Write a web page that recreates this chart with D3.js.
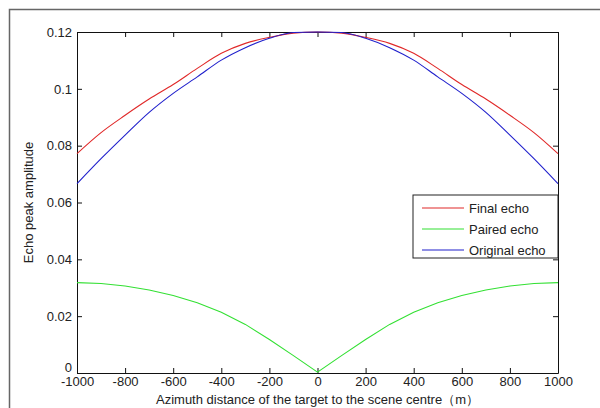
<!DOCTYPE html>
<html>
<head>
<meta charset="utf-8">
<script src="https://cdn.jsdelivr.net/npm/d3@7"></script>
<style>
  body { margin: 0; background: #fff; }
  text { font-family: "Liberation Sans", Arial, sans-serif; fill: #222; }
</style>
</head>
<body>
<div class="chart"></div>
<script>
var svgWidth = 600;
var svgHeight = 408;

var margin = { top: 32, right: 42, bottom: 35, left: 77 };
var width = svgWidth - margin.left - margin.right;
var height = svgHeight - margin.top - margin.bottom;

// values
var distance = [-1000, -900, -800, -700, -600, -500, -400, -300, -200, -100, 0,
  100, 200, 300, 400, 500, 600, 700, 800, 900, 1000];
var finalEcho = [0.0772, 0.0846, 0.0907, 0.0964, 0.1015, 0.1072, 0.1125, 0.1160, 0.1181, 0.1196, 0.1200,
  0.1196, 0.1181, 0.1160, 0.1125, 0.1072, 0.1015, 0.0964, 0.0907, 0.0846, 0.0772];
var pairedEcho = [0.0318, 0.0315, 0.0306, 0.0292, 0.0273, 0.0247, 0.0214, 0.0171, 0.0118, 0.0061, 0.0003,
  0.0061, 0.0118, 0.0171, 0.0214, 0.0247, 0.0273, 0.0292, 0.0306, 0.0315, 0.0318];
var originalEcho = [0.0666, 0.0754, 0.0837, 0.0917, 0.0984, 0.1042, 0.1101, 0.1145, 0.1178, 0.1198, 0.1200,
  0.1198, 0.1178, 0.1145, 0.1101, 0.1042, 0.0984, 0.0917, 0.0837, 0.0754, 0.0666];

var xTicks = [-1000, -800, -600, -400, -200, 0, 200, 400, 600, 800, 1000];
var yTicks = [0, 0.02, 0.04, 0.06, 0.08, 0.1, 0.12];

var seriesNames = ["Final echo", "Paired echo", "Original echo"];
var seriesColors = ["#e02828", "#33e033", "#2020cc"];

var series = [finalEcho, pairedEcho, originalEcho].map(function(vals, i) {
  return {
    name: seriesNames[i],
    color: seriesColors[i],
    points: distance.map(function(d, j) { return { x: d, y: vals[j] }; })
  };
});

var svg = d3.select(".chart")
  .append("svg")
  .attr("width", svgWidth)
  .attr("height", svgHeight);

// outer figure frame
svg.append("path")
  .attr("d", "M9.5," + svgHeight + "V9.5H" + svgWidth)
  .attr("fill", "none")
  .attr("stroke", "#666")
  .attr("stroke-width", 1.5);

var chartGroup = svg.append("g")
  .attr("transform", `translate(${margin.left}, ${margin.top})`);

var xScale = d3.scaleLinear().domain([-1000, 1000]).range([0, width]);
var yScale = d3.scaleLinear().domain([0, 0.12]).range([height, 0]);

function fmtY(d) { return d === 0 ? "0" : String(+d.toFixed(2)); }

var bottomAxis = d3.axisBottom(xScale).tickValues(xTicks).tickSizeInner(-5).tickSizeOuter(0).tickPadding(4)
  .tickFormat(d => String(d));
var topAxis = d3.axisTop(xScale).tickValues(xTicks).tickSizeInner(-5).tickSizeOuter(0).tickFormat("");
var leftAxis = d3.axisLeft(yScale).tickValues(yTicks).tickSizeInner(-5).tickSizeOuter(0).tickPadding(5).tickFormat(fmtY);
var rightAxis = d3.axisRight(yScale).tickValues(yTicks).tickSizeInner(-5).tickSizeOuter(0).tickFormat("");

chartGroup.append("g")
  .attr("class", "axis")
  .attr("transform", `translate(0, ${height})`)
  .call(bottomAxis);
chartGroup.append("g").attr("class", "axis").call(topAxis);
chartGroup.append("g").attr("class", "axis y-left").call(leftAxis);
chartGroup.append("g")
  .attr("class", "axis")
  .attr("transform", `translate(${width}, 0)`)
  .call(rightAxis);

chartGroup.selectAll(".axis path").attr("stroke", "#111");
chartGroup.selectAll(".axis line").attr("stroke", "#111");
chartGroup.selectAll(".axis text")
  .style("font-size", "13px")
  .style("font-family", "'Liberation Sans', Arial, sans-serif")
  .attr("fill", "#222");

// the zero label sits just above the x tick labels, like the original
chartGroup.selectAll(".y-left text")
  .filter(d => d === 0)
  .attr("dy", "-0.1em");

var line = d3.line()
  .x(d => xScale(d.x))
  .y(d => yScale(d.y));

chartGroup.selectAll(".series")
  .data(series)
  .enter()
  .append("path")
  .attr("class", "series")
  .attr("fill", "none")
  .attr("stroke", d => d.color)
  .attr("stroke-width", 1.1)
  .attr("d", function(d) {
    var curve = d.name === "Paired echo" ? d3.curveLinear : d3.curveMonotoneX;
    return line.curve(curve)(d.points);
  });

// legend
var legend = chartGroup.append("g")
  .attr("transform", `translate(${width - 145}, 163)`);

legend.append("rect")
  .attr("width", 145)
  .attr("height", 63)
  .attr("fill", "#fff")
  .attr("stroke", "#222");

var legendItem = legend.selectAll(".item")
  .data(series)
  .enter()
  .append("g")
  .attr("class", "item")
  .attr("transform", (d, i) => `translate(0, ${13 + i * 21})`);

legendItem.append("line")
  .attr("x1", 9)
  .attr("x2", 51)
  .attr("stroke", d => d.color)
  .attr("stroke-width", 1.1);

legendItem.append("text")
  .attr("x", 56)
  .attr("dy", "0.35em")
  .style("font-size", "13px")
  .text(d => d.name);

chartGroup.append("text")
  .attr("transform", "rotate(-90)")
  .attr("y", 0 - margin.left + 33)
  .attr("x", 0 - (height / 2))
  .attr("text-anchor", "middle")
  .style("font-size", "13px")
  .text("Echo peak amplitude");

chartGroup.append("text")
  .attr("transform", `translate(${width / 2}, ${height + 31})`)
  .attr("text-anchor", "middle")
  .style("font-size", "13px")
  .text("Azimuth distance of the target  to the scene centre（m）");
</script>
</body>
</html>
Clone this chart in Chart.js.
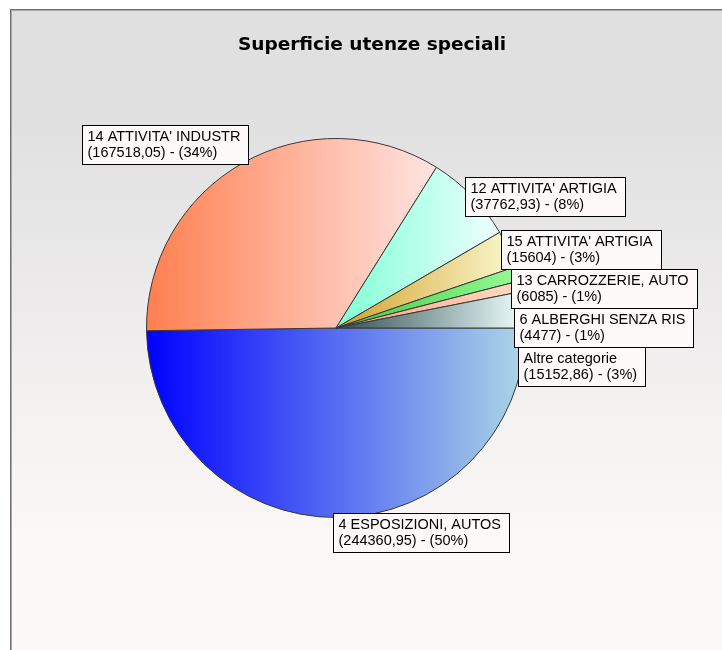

**What you will do**
Reproduce the whole listing above word for word, but not its pictures.

**Answer in full**
Write a web page that recreates this chart with D3.js.
<!DOCTYPE html>
<html>
<head>
<meta charset="utf-8">
<script src="https://cdn.jsdelivr.net/npm/d3@7"></script>
<style>
  body { margin: 0; background: #fff; }
  text { font-family: "Liberation Sans", Arial, sans-serif; fill: #222; }
</style>
</head>
<body>
<div class="chart"></div>
<script>
var svgWidth = 600;
var svgHeight = 408;

var margin = { top: 32, right: 42, bottom: 35, left: 77 };
var width = svgWidth - margin.left - margin.right;
var height = svgHeight - margin.top - margin.bottom;

// values
var distance = [-1000, -900, -800, -700, -600, -500, -400, -300, -200, -100, 0,
  100, 200, 300, 400, 500, 600, 700, 800, 900, 1000];
var finalEcho = [0.0772, 0.0846, 0.0907, 0.0964, 0.1015, 0.1072, 0.1125, 0.1160, 0.1181, 0.1196, 0.1200,
  0.1196, 0.1181, 0.1160, 0.1125, 0.1072, 0.1015, 0.0964, 0.0907, 0.0846, 0.0772];
var pairedEcho = [0.0318, 0.0315, 0.0306, 0.0292, 0.0273, 0.0247, 0.0214, 0.0171, 0.0118, 0.0061, 0.0003,
  0.0061, 0.0118, 0.0171, 0.0214, 0.0247, 0.0273, 0.0292, 0.0306, 0.0315, 0.0318];
var originalEcho = [0.0666, 0.0754, 0.0837, 0.0917, 0.0984, 0.1042, 0.1101, 0.1145, 0.1178, 0.1198, 0.1200,
  0.1198, 0.1178, 0.1145, 0.1101, 0.1042, 0.0984, 0.0917, 0.0837, 0.0754, 0.0666];

var xTicks = [-1000, -800, -600, -400, -200, 0, 200, 400, 600, 800, 1000];
var yTicks = [0, 0.02, 0.04, 0.06, 0.08, 0.1, 0.12];

var seriesNames = ["Final echo", "Paired echo", "Original echo"];
var seriesColors = ["#e02828", "#33e033", "#2020cc"];

var series = [finalEcho, pairedEcho, originalEcho].map(function(vals, i) {
  return {
    name: seriesNames[i],
    color: seriesColors[i],
    points: distance.map(function(d, j) { return { x: d, y: vals[j] }; })
  };
});

var svg = d3.select(".chart")
  .append("svg")
  .attr("width", svgWidth)
  .attr("height", svgHeight);

// outer figure frame
svg.append("path")
  .attr("d", "M9.5," + svgHeight + "V9.5H" + svgWidth)
  .attr("fill", "none")
  .attr("stroke", "#666")
  .attr("stroke-width", 1.5);

var chartGroup = svg.append("g")
  .attr("transform", `translate(${margin.left}, ${margin.top})`);

var xScale = d3.scaleLinear().domain([-1000, 1000]).range([0, width]);
var yScale = d3.scaleLinear().domain([0, 0.12]).range([height, 0]);

function fmtY(d) { return d === 0 ? "0" : String(+d.toFixed(2)); }

var bottomAxis = d3.axisBottom(xScale).tickValues(xTicks).tickSizeInner(-5).tickSizeOuter(0).tickPadding(4)
  .tickFormat(d => String(d));
var topAxis = d3.axisTop(xScale).tickValues(xTicks).tickSizeInner(-5).tickSizeOuter(0).tickFormat("");
var leftAxis = d3.axisLeft(yScale).tickValues(yTicks).tickSizeInner(-5).tickSizeOuter(0).tickPadding(5).tickFormat(fmtY);
var rightAxis = d3.axisRight(yScale).tickValues(yTicks).tickSizeInner(-5).tickSizeOuter(0).tickFormat("");

chartGroup.append("g")
  .attr("class", "axis")
  .attr("transform", `translate(0, ${height})`)
  .call(bottomAxis);
chartGroup.append("g").attr("class", "axis").call(topAxis);
chartGroup.append("g").attr("class", "axis y-left").call(leftAxis);
chartGroup.append("g")
  .attr("class", "axis")
  .attr("transform", `translate(${width}, 0)`)
  .call(rightAxis);

chartGroup.selectAll(".axis path").attr("stroke", "#111");
chartGroup.selectAll(".axis line").attr("stroke", "#111");
chartGroup.selectAll(".axis text")
  .style("font-size", "13px")
  .style("font-family", "'Liberation Sans', Arial, sans-serif")
  .attr("fill", "#222");

// the zero label sits just above the x tick labels, like the original
chartGroup.selectAll(".y-left text")
  .filter(d => d === 0)
  .attr("dy", "-0.1em");

var line = d3.line()
  .x(d => xScale(d.x))
  .y(d => yScale(d.y));

chartGroup.selectAll(".series")
  .data(series)
  .enter()
  .append("path")
  .attr("class", "series")
  .attr("fill", "none")
  .attr("stroke", d => d.color)
  .attr("stroke-width", 1.1)
  .attr("d", function(d) {
    var curve = d.name === "Paired echo" ? d3.curveLinear : d3.curveMonotoneX;
    return line.curve(curve)(d.points);
  });

// legend
var legend = chartGroup.append("g")
  .attr("transform", `translate(${width - 145}, 163)`);

legend.append("rect")
  .attr("width", 145)
  .attr("height", 63)
  .attr("fill", "#fff")
  .attr("stroke", "#222");

var legendItem = legend.selectAll(".item")
  .data(series)
  .enter()
  .append("g")
  .attr("class", "item")
  .attr("transform", (d, i) => `translate(0, ${13 + i * 21})`);

legendItem.append("line")
  .attr("x1", 9)
  .attr("x2", 51)
  .attr("stroke", d => d.color)
  .attr("stroke-width", 1.1);

legendItem.append("text")
  .attr("x", 56)
  .attr("dy", "0.35em")
  .style("font-size", "13px")
  .text(d => d.name);

chartGroup.append("text")
  .attr("transform", "rotate(-90)")
  .attr("y", 0 - margin.left + 33)
  .attr("x", 0 - (height / 2))
  .attr("text-anchor", "middle")
  .style("font-size", "13px")
  .text("Echo peak amplitude");

chartGroup.append("text")
  .attr("transform", `translate(${width / 2}, ${height + 31})`)
  .attr("text-anchor", "middle")
  .style("font-size", "13px")
  .text("Azimuth distance of the target  to the scene centre（m）");
</script>
</body>
</html>
Clone this chart in Chart.js.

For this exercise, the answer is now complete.